Gossiping and spreading negative sentiments is unacceptable; signs of a weak mind and immaturity. Writing intimidating and negative comments on social media also indicate insecurity, and most of all - cowardice. Such people do not think of the consequences, especially since top management and the board may remove that employee from the organisation upon seeing such behaviour.

Remember: what you say, you cannot take back. When people decide on your credibility – that will stay for a very, very, very long time. Insubordination is a serious misconduct. Going against your superior's instruction (even after a positive debate and you disagree) is wrong, and indicates insubordination. Trying to cut corners and manipulate situations when your superior is not watching may be triumphant at first, but will soon be caught. All the above can tantamount to dismissal.

Technology: Use, don’t abuse

Internet is given as a tool to help work. It is wrong to spend so much time on the Internet to the extent that we don't deliver what is expected of us. It is worse to look for jobs during work hours. It is terrible to watch marathons of random YouTube videos when your stakeholders are expecting you to deliver work.

Work your salary's worth, or more

Bigger salaries means bigger accountability and bigger contribution. The higher you are in the chain of command, the more you will be scrutinised on your contributions. The higher your salary, the more gigantic the microscope you will be put under. This is what a high-performance culture looks like.

Differentiating “cool” vs. meaning

Look at the cool companies today with awesome HR practices. Look at the expectations within these organisations. Don't just look at the “coolness” of these organisations. Remember, they are only cool only because they are successful. And that success stems from intelligence, creativity, immense discipline and intense hard work. In return, what is given to you is the freedom before and after work hours.

Work and life needs to be balanced: granted. People have families, commitments and responsibilities outside, so we should honour that. There are occasions times when your boss may need to contact you outside work hours. These situations are not frequent, and superiors should apologise when this happens, because there are urgent needs.

Build credibility

For an employee who is highly disciplined and committed, their track record is transparently displayed, and their credibility is built; if they have a personal emergency, and they have to leave early or take emergency leave - that is totally fine. After a while, the superior will already have a good perception of that particular individual, based on consistency of behaviour.

But when an employee is repetitively showing dodgy behaviour, then it will not be easy for the superior to be sympathetic or empathetic when a real emergency happens. Most of us have read or heard of the story - The Boy Who Cried Wolf.

Applying for leave means to ask for permission. You don't just go and say to your superior that you're taking leave. Use the system and wait for permission. If your superior is late in response, remind him or her; or use WhatsApp correspondence.

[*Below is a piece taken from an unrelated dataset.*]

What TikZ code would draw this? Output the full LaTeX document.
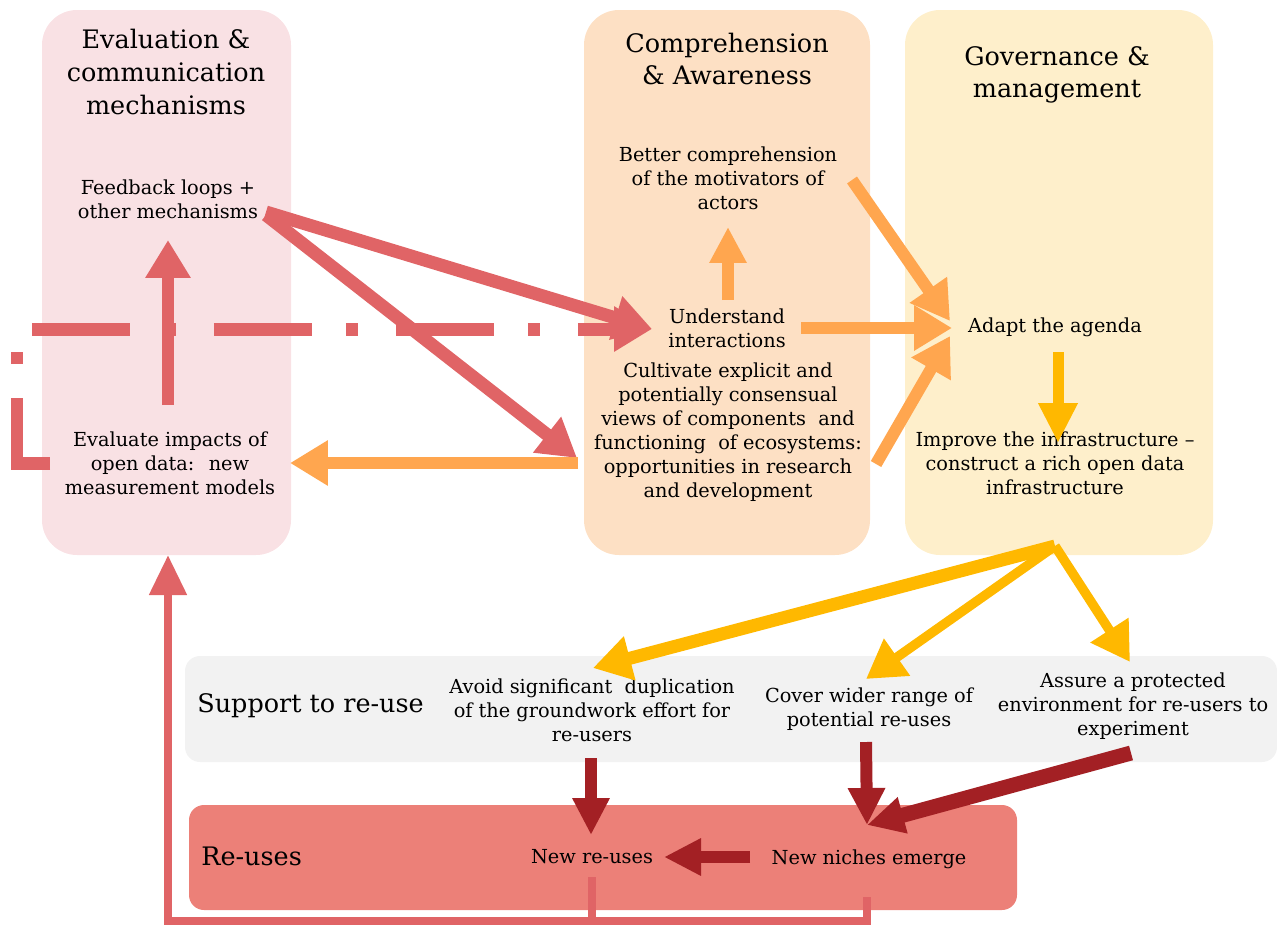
\documentclass[tikz,border=0pt]{standalone}
\usepackage{fontspec}
\setmainfont{DejaVu Serif}
\usetikzlibrary{arrows.meta}

\definecolor{pinkbox}{HTML}{F9E1E4}
\definecolor{peachbox}{HTML}{FDE0C4}
\definecolor{yellowbox}{HTML}{FEEFCB}
\definecolor{greybox}{HTML}{F2F2F2}
\definecolor{reubox}{HTML}{EC8078}
\definecolor{redarr}{HTML}{E06466}
\definecolor{orangearr}{HTML}{FFA64F}
\definecolor{amberarr}{HTML}{FFB800}
\definecolor{darkarr}{HTML}{A32024}

\begin{document}
\begin{tikzpicture}[x=0.02cm, y=-0.02cm,
  title/.style = {align=center, inner sep=0pt, font=\fontsize{14.5}{18.6}\selectfont},
  txt/.style = {align=center, inner sep=0pt, font=\fontsize{11}{13.6}\selectfont},
  tip/.style = {-{Triangle[length=0.76cm, width=0.86cm]}},
  redline/.style = {tip, draw=redarr, line width=0.26cm},
  orangeline/.style = {tip, draw=orangearr, line width=0.24cm},
  amberline/.style = {tip, draw=amberarr, line width=0.19cm},
  darkline/.style = {-{Triangle[length=0.74cm, width=0.7cm]}, draw=darkarr, line width=0.24cm}]
\useasboundingbox (0,0) rectangle (1277,930);

% the coloured panels
\fill[pinkbox, rounded corners=0.7cm] (42,10) rectangle (291,555);
\fill[peachbox, rounded corners=0.7cm] (584,10) rectangle (870,555);
\fill[yellowbox, rounded corners=0.7cm] (905,10) rectangle (1213,555);
\fill[greybox, rounded corners=0.3cm] (185,656) rectangle (1277,762);
\fill[reubox, rounded corners=0.3cm] (189,805) rectangle (1017,910);

% titles
\node[title] (evtitle) at (166,72) {Evaluation \&\\communication\\mechanisms};
\node[title] (cotitle) at (727,59) {Comprehension\\\& Awareness};
\node[title] (gotitle) at (1057,75) {Governance \&\\management};
\node[title, anchor=west] (suptitle) at (197,706) {Support to re-use};
\node[title, anchor=west] (reutitle) at (201,856) {Re-uses};

% statements
\node[txt] (fb) at (168,199) {Feedback loops +\\other mechanisms};
\node[txt] (ev) at (170,463) {Evaluate impacts of\\open data:~ new\\measurement models};
\node[txt] (bc) at (728,178) {Better comprehension\\of the motivators of\\actors};
\node[txt] (ui) at (727,328) {Understand\\interactions};
\node[txt] (cu) at (728,432) {Cultivate explicit and\\potentially consensual\\views of components~ and\\functioning~ of ecosystems:\\opportunities in research\\and development};
\node[txt] (ad) at (1055,327) {Adapt the agenda};
\node[txt] (im) at (1055,463) {Improve the infrastructure --\\construct a rich open data\\infrastructure};
\node[txt] (av) at (592,710) {Avoid significant~ duplication\\of the groundwork effort for\\re-users};
\node[txt] (cv) at (869,709) {Cover wider range of\\potential re-uses};
\node[txt] (as) at (1133,706) {Assure a protected\\environment for re-users to\\experiment};
\node[txt] (nr) at (592,857) {New re-uses};
\node[txt] (nn) at (869,859) {New niches emerge};

% end points of the arrows
\coordinate (uiIn) at (652,329);
\coordinate (cuIn) at (577,458);
\coordinate (adIn) at (952,328);
\coordinate (imOut) at (1055,546);
\coordinate (nnIn) at (867,825);

% red: evaluation loop
\draw[redline, line cap=butt, dash pattern=on 1.96cm off 0.68cm on 0.24cm off 0.76cm]
  (50,463) -- (17,463) -- (17,329) -- (uiIn);
\draw[redline] (266,212) -- (uiIn);
\draw[redline] (266,215) -- (cuIn);
\draw[redline, line width=0.23cm] (168,405) -- (168,240);
\draw[redarr, line width=0.16cm] (592,877) -- (592,921);
\draw[-{Triangle[length=0.8cm, width=0.72cm]}, draw=redarr, line width=0.16cm]
  (867,897) -- (867,921) -- (168,921) -- (168,555);

% orange: comprehension
\draw[orangeline] (578,463) -- (290,463);
\draw[orangeline, -{Triangle[length=0.72cm, width=0.7cm]}] (728,300) -- (728,227);
\draw[orangeline] (801,328) -- (adIn);
\draw[orangeline] (852,180) -- (950,321);
\draw[orangeline] (876,464) -- (950,336);

% amber: governance
\draw[amberline, line width=0.22cm, -{Triangle[length=0.8cm, width=0.74cm]}] (1058,352) -- (1058,443);
\draw[amberline, line width=0.26cm] (imOut) -- (593,668);
\draw[amberline] (imOut) -- (866,679);
\draw[amberline] (imOut) -- (1130,662);

% dark red: re-uses
\draw[darkline] (591,758) -- (591,835);
\draw[darkline] (866,742) -- (nnIn);
\draw[darkline, line width=0.3cm] (1131,753) -- (nnIn);
\draw[darkline] (750,857) -- (664,857);
\end{tikzpicture}
\end{document}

I will usually 100% of the time approve leave applications. Rare exceptions are made when there are urgent business needs. But I expect that people apply, get permission, then go. That's what the system is for. That's how we practice integrity. That's how we become example employees of the organisation. That's how you protect yourself from getting questioned in disciplinary inquiries.

How flexible should we be?

Leading by example is a non-negotiable when one is in HR. If one wants all out flexibility and easy going KPIs, then don't work in a high-performance organisation. Don't be a burden to a team that wants to soar high. No HR practitioner is great when he/she employs an all-out relaxed approach to the job. Those who excessively promote this are either hallucinating or lack a good understanding of what being incredible is all about.

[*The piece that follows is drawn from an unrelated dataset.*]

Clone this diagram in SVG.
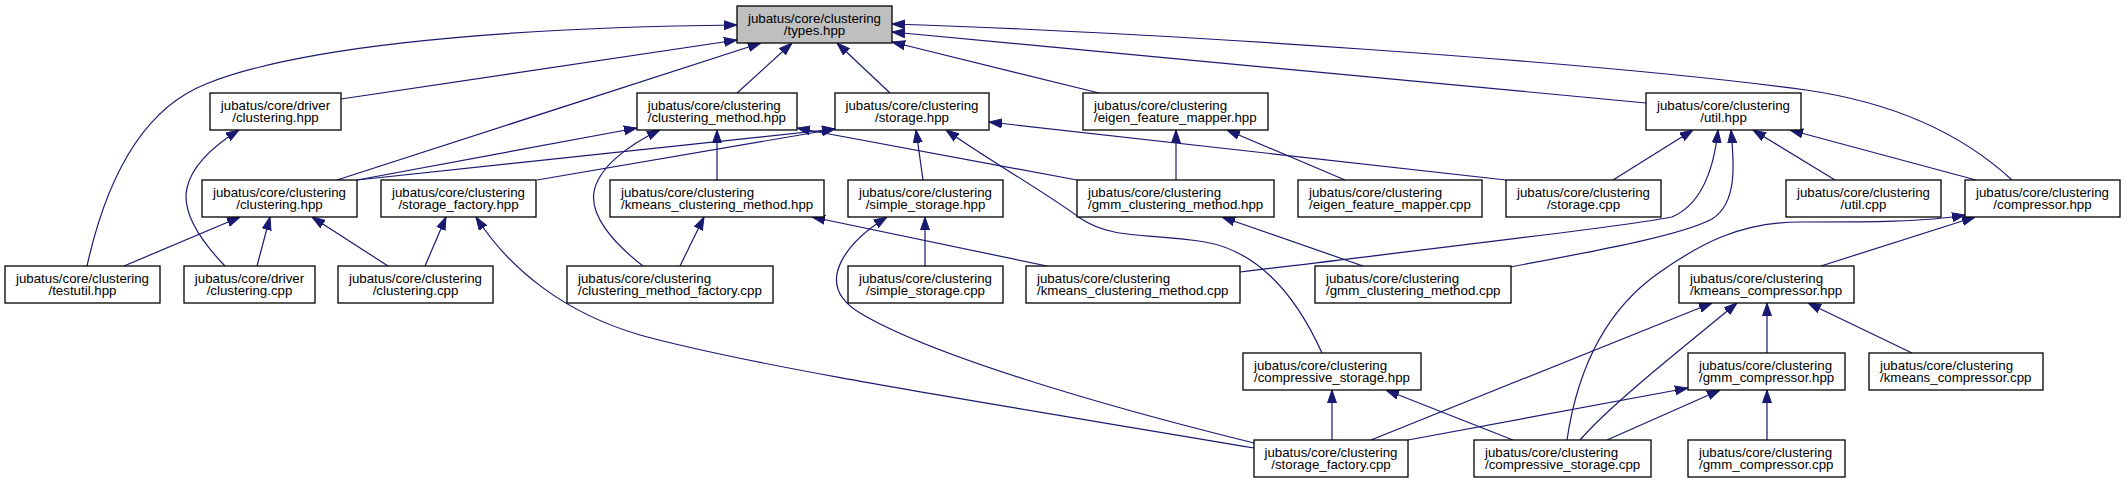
<svg xmlns="http://www.w3.org/2000/svg" width="2125" height="483" viewBox="0 0 2125 483">
<defs>
<style>
.n rect{fill:#ffffff;stroke:#000000;stroke-width:1.3}
#types rect{fill:#bfbfbf}
.n text{font-family:"Liberation Sans",Arial,Helvetica,sans-serif;font-size:13.3px;fill:#000000}
.m{text-anchor:middle}
.c path{fill:none;stroke:#191970;stroke-width:1.2;marker-end:url(#ah)}
</style>
<marker id="ah" viewBox="0 0 13 10" refX="13" refY="5" markerWidth="13" markerHeight="10" markerUnits="userSpaceOnUse" orient="auto">
<polygon points="0,0.5 13,5 0,9.5" fill="#191970" stroke="#191970" stroke-width="1"/>
</marker>
</defs>
<rect width="2125" height="483" fill="#ffffff"/>
<g class="c" id="connectors">
<path d="M87,266 C105,185 140,110 206,84 C290,50 470,28 737,25"/>
<path d="M341,99 L737,40"/>
<path d="M337,180 L761,43"/>
<path d="M737,93 L792,43"/>
<path d="M890,93 L837,43"/>
<path d="M1099,93 L892,42"/>
<path d="M1646,103 L892,32"/>
<path d="M2012,180 C1960,132 1890,102 1806,90 C1600,62 1150,32 892,24"/>
<path d="M225,266 C198,238 182,210 187,188 C192,165 215,145 239,130"/>
<path d="M124,266 L240,217"/>
<path d="M257,266 L270,217"/>
<path d="M388,266 L312,217"/>
<path d="M425,266 L446,217"/>
<path d="M1254,448 C1000,405 760,368 640,335 C565,313 510,270 476,217"/>
<path d="M357,180 L637,128"/>
<path d="M643,266 C612,242 590,215 594,192 C598,168 628,145 660,130"/>
<path d="M717,180 L717,130"/>
<path d="M1077,180 L797,128"/>
<path d="M357,180 L835,129"/>
<path d="M537,180 L835,129"/>
<path d="M923,180 L916,130"/>
<path d="M1322,353 C1298,300 1262,252 1205,242 C1150,233 1112,240 1080,218 C1042,190 985,158 946,130"/>
<path d="M1506,180 L989,122"/>
<path d="M1176,180 L1176,130"/>
<path d="M1345,180 L1227,130"/>
<path d="M1613,180 L1693,130"/>
<path d="M1240,272 C1420,250 1630,226 1672,217 C1702,204 1714,168 1718,130"/>
<path d="M1510,267 C1590,252 1680,236 1712,219 C1738,203 1734,162 1731,130"/>
<path d="M1835,180 L1753,130"/>
<path d="M1976,180 L1790,130"/>
<path d="M1821,266 L1975,217"/>
<path d="M1567,440 C1578,365 1608,308 1660,272 C1700,244 1740,222 1800,222 C1870,222 1925,222 1965,215"/>
<path d="M1371,440 L1712,303"/>
<path d="M1580,440 C1610,405 1680,350 1737,303"/>
<path d="M1767,353 L1767,303"/>
<path d="M1912,353 L1808,303"/>
<path d="M1408,440 L1688,388"/>
<path d="M1607,440 L1720,390"/>
<path d="M1767,440 L1767,390"/>
<path d="M1332,440 L1332,390"/>
<path d="M1513,440 L1386,390"/>
<path d="M1254,443 C1100,405 930,355 860,313 C810,283 850,240 887,217"/>
<path d="M1047,266 L812,217"/>
<path d="M680,266 L704,217"/>
<path d="M925,266 L925,217"/>
<path d="M1363,266 L1222,217"/>
</g>
<g class="n" id="types"><rect x="737" y="6" width="155" height="37"/><text class="m" x="814.5" y="22.5">jubatus/core/clustering</text><text class="m" x="814.5" y="35.3">/types.hpp</text></g>
<g class="n" id="driver_clustering_hpp"><rect x="210" y="93" width="131" height="37"/><text class="m" x="275.5" y="109.5">jubatus/core/driver</text><text class="m" x="275.5" y="122.3">/clustering.hpp</text></g>
<g class="n" id="clustering_method_hpp"><rect x="637" y="93" width="160" height="37"/><text x="647.7" y="109.5">jubatus/core/clustering</text><text x="647.7" y="122.3">/clustering_method.hpp</text></g>
<g class="n" id="storage_hpp"><rect x="835" y="93" width="154" height="37"/><text class="m" x="912" y="109.5">jubatus/core/clustering</text><text class="m" x="912" y="122.3">/storage.hpp</text></g>
<g class="n" id="eigen_feature_mapper_hpp"><rect x="1083" y="93" width="185" height="37"/><text x="1094" y="109.5">jubatus/core/clustering</text><text x="1094" y="122.3">/eigen_feature_mapper.hpp</text></g>
<g class="n" id="util_hpp"><rect x="1646" y="93" width="155" height="37"/><text class="m" x="1723.5" y="109.5">jubatus/core/clustering</text><text class="m" x="1723.5" y="122.3">/util.hpp</text></g>
<g class="n" id="clustering_hpp"><rect x="202" y="180" width="155" height="37"/><text class="m" x="279.5" y="196.5">jubatus/core/clustering</text><text class="m" x="279.5" y="209.3">/clustering.hpp</text></g>
<g class="n" id="storage_factory_hpp"><rect x="381" y="180" width="155" height="37"/><text class="m" x="458.5" y="196.5">jubatus/core/clustering</text><text class="m" x="458.5" y="209.3">/storage_factory.hpp</text></g>
<g class="n" id="kmeans_clustering_method_hpp"><rect x="610" y="180" width="214" height="37"/><text x="621" y="196.5">jubatus/core/clustering</text><text x="621" y="209.3">/kmeans_clustering_method.hpp</text></g>
<g class="n" id="simple_storage_hpp"><rect x="848" y="180" width="155" height="37"/><text class="m" x="925.5" y="196.5">jubatus/core/clustering</text><text class="m" x="925.5" y="209.3">/simple_storage.hpp</text></g>
<g class="n" id="gmm_clustering_method_hpp"><rect x="1077" y="180" width="197" height="37"/><text x="1088" y="196.5">jubatus/core/clustering</text><text x="1088" y="209.3">/gmm_clustering_method.hpp</text></g>
<g class="n" id="eigen_feature_mapper_cpp"><rect x="1298" y="180" width="184" height="37"/><text x="1309" y="196.5">jubatus/core/clustering</text><text x="1309" y="209.3">/eigen_feature_mapper.cpp</text></g>
<g class="n" id="storage_cpp"><rect x="1506" y="180" width="155" height="37"/><text class="m" x="1583.5" y="196.5">jubatus/core/clustering</text><text class="m" x="1583.5" y="209.3">/storage.cpp</text></g>
<g class="n" id="util_cpp"><rect x="1786" y="180" width="155" height="37"/><text class="m" x="1863.5" y="196.5">jubatus/core/clustering</text><text class="m" x="1863.5" y="209.3">/util.cpp</text></g>
<g class="n" id="compressor_hpp"><rect x="1965" y="180" width="155" height="37"/><text class="m" x="2042.5" y="196.5">jubatus/core/clustering</text><text class="m" x="2042.5" y="209.3">/compressor.hpp</text></g>
<g class="n" id="testutil_hpp"><rect x="5" y="266" width="155" height="37"/><text class="m" x="82.5" y="282.5">jubatus/core/clustering</text><text class="m" x="82.5" y="295.3">/testutil.hpp</text></g>
<g class="n" id="driver_clustering_cpp"><rect x="184" y="266" width="131" height="37"/><text class="m" x="249.5" y="282.5">jubatus/core/driver</text><text class="m" x="249.5" y="295.3">/clustering.cpp</text></g>
<g class="n" id="clustering_cpp"><rect x="338" y="266" width="155" height="37"/><text class="m" x="415.5" y="282.5">jubatus/core/clustering</text><text class="m" x="415.5" y="295.3">/clustering.cpp</text></g>
<g class="n" id="clustering_method_factory_cpp"><rect x="567" y="266" width="206" height="37"/><text x="578" y="282.5">jubatus/core/clustering</text><text x="578" y="295.3">/clustering_method_factory.cpp</text></g>
<g class="n" id="simple_storage_cpp"><rect x="848" y="266" width="155" height="37"/><text class="m" x="925.5" y="282.5">jubatus/core/clustering</text><text class="m" x="925.5" y="295.3">/simple_storage.cpp</text></g>
<g class="n" id="kmeans_clustering_method_cpp"><rect x="1026" y="266" width="214" height="37"/><text x="1037" y="282.5">jubatus/core/clustering</text><text x="1037" y="295.3">/kmeans_clustering_method.cpp</text></g>
<g class="n" id="gmm_clustering_method_cpp"><rect x="1315" y="266" width="196" height="37"/><text x="1326" y="282.5">jubatus/core/clustering</text><text x="1326" y="295.3">/gmm_clustering_method.cpp</text></g>
<g class="n" id="kmeans_compressor_hpp"><rect x="1679" y="266" width="175" height="37"/><text x="1690" y="282.5">jubatus/core/clustering</text><text x="1690" y="295.3">/kmeans_compressor.hpp</text></g>
<g class="n" id="compressive_storage_hpp"><rect x="1243" y="353" width="178" height="37"/><text x="1254" y="369.5">jubatus/core/clustering</text><text x="1254" y="382.3">/compressive_storage.hpp</text></g>
<g class="n" id="gmm_compressor_hpp"><rect x="1688" y="353" width="157" height="37"/><text x="1699" y="369.5">jubatus/core/clustering</text><text x="1699" y="382.3">/gmm_compressor.hpp</text></g>
<g class="n" id="kmeans_compressor_cpp"><rect x="1869" y="353" width="174" height="37"/><text x="1880" y="369.5">jubatus/core/clustering</text><text x="1880" y="382.3">/kmeans_compressor.cpp</text></g>
<g class="n" id="storage_factory_cpp"><rect x="1254" y="440" width="154" height="37"/><text class="m" x="1331" y="456.5">jubatus/core/clustering</text><text class="m" x="1331" y="469.3">/storage_factory.cpp</text></g>
<g class="n" id="compressive_storage_cpp"><rect x="1474" y="440" width="177" height="37"/><text x="1485" y="456.5">jubatus/core/clustering</text><text x="1485" y="469.3">/compressive_storage.cpp</text></g>
<g class="n" id="gmm_compressor_cpp"><rect x="1688" y="440" width="157" height="37"/><text x="1699" y="456.5">jubatus/core/clustering</text><text x="1699" y="469.3">/gmm_compressor.cpp</text></g>
</svg>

It is like saying: Real Madrid practice football in their living room couches whilst watching videos, drinking milkshakes and eating pizzas. Saying they will be successful in football by making this an encouraged practice is pure lunacy. We need to be very, very serious in our game. Being incredible is about executing cool ideas with integrity and hard work. It is not about pretending to be cool and promoting laziness and mediocrity.

The universal dream

The dream is to have an HR team that is highly driven, creative, positive and happy. We want to make a difference. We want to become game changers, trail blazers. We don't want people in our team getting indulged in self-praise, because you are only great when a significant number of people outside HR, inside and outside the organisation say that you are great, after multiple successes, again and again. Stop praising ourselves just because we spent a lot of time doing petty work with little impact.

Those with capabilities and positivity will thrive in any decent work environment that encourages performance. Those with capabilities but carry negativity will suffer. They may do the job half way or half cooked or make simple things look difficult, or spread that negativity; but if they don't meet expectations, they will be removed.

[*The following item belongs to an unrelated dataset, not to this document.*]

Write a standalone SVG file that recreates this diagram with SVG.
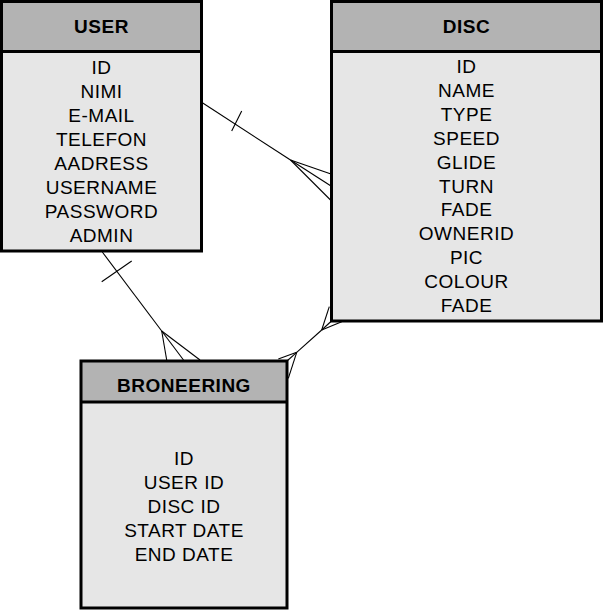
<svg xmlns="http://www.w3.org/2000/svg" width="603" height="611" viewBox="0 0 603 611">
<style>
.hdr{fill:#b3b3b3}
.body{fill:#e6e6e6}
.frame{fill:none;stroke:#000;stroke-width:3}
.sep{stroke:#000;stroke-width:3}
.title{font-family:"Liberation Sans",Arial,sans-serif;font-size:19px;font-weight:bold;fill:#000;text-anchor:middle;letter-spacing:0.5px}
.item{font-family:"Liberation Sans",Arial,sans-serif;font-size:19px;fill:#000;text-anchor:middle;letter-spacing:0.5px}
.edge{fill:none;stroke:#000;stroke-width:1.1}
</style>
<rect width="603" height="611" fill="#fff"/>
<g id="connectors">
<g id="user-disc">
<line class="edge" x1="202" y1="102.5" x2="290.5" y2="160"/>
<line class="edge" x1="231.7" y1="131" x2="241.7" y2="111"/>
<line class="edge" x1="290.5" y1="160" x2="331" y2="174"/>
<line class="edge" x1="290.5" y1="160" x2="331" y2="186"/>
<line class="edge" x1="290.5" y1="160" x2="331" y2="200.5"/>
</g>
<g id="user-broneering">
<line class="edge" x1="102.3" y1="252" x2="161.7" y2="331"/>
<line class="edge" x1="101.7" y1="281.7" x2="131.7" y2="261"/>
<line class="edge" x1="161.7" y1="331" x2="166.7" y2="360"/>
<line class="edge" x1="161.7" y1="331" x2="183.5" y2="360"/>
<line class="edge" x1="161.7" y1="331" x2="200" y2="360"/>
</g>
<g id="disc-broneering">
<line class="edge" x1="296.7" y1="352.3" x2="321.7" y2="330"/>
<line class="edge" x1="321.7" y1="330" x2="329.3" y2="306.7"/>
<line class="edge" x1="321.7" y1="330" x2="331.5" y2="321"/>
<line class="edge" x1="321.7" y1="330" x2="341.7" y2="321.7"/>
<line class="edge" x1="296.7" y1="352.3" x2="278.3" y2="359"/>
<line class="edge" x1="296.7" y1="352.3" x2="287" y2="361"/>
<line class="edge" x1="296.7" y1="352.3" x2="288.3" y2="378.3"/>
</g>
</g>
<g id="user">
<rect class="hdr" x="1.5" y="1.5" width="200" height="50"/>
<rect class="body" x="1.5" y="51.5" width="200" height="199.5"/>
<rect class="frame" x="1.5" y="1.5" width="200" height="249.5"/>
<line class="sep" x1="1.5" y1="51.5" x2="201.5" y2="51.5"/>
<text class="title" x="101.5" y="33">USER</text>
<text class="item" x="101.5" y="74">ID</text>
<text class="item" x="101.5" y="98">NIMI</text>
<text class="item" x="101.5" y="122">E-MAIL</text>
<text class="item" x="101.5" y="146">TELEFON</text>
<text class="item" x="101.5" y="170">AADRESS</text>
<text class="item" x="101.5" y="194">USERNAME</text>
<text class="item" x="101.5" y="218">PASSWORD</text>
<text class="item" x="101.5" y="242">ADMIN</text>
</g>
<g id="disc">
<rect class="hdr" x="331.5" y="1.5" width="270" height="50"/>
<rect class="body" x="331.5" y="51.5" width="270" height="269.5"/>
<rect class="frame" x="331.5" y="1.5" width="270" height="319.5"/>
<line class="sep" x1="331.5" y1="51.5" x2="601.5" y2="51.5"/>
<text class="title" x="466.5" y="33">DISC</text>
<text class="item" x="466.5" y="73">ID</text>
<text class="item" x="466.5" y="97">NAME</text>
<text class="item" x="466.5" y="120.8">TYPE</text>
<text class="item" x="466.5" y="144.7">SPEED</text>
<text class="item" x="466.5" y="168.6">GLIDE</text>
<text class="item" x="466.5" y="192.5">TURN</text>
<text class="item" x="466.5" y="216.4">FADE</text>
<text class="item" x="466.5" y="240.3">OWNERID</text>
<text class="item" x="466.5" y="264.2">PIC</text>
<text class="item" x="466.5" y="288.1">COLOUR</text>
<text class="item" x="466.5" y="312">FADE</text>
</g>
<g id="broneering">
<rect class="hdr" x="81" y="361" width="206" height="41"/>
<rect class="body" x="81" y="402" width="206" height="206"/>
<rect class="frame" x="81" y="361" width="206" height="247"/>
<line class="sep" x1="81" y1="402" x2="287" y2="402"/>
<text class="title" x="184" y="392">BRONEERING</text>
<text class="item" x="184" y="465">ID</text>
<text class="item" x="184" y="489">USER ID</text>
<text class="item" x="184" y="513">DISC ID</text>
<text class="item" x="184" y="537">START DATE</text>
<text class="item" x="184" y="561">END DATE</text>
</g>
</svg>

Those with lack of capability but carry positivity will also struggle and will have a hard time, because our division is not just a collection of cheerleaders. "I tried my best, but with little results" is not acceptable.

We don't measure effort (...there are exceptions), but we measure results. We measure impact and meaning. We measure effectiveness and efficiency. Decent brains and strong execution is needed in a high performing team.

Real Madrid does not have goalkeepers with no hands and no legs. Ask ourselves: is it discrimination to not hire goalkeepers with no hands and no legs? No, because that salary is being paid for performance, and nothing short of performance.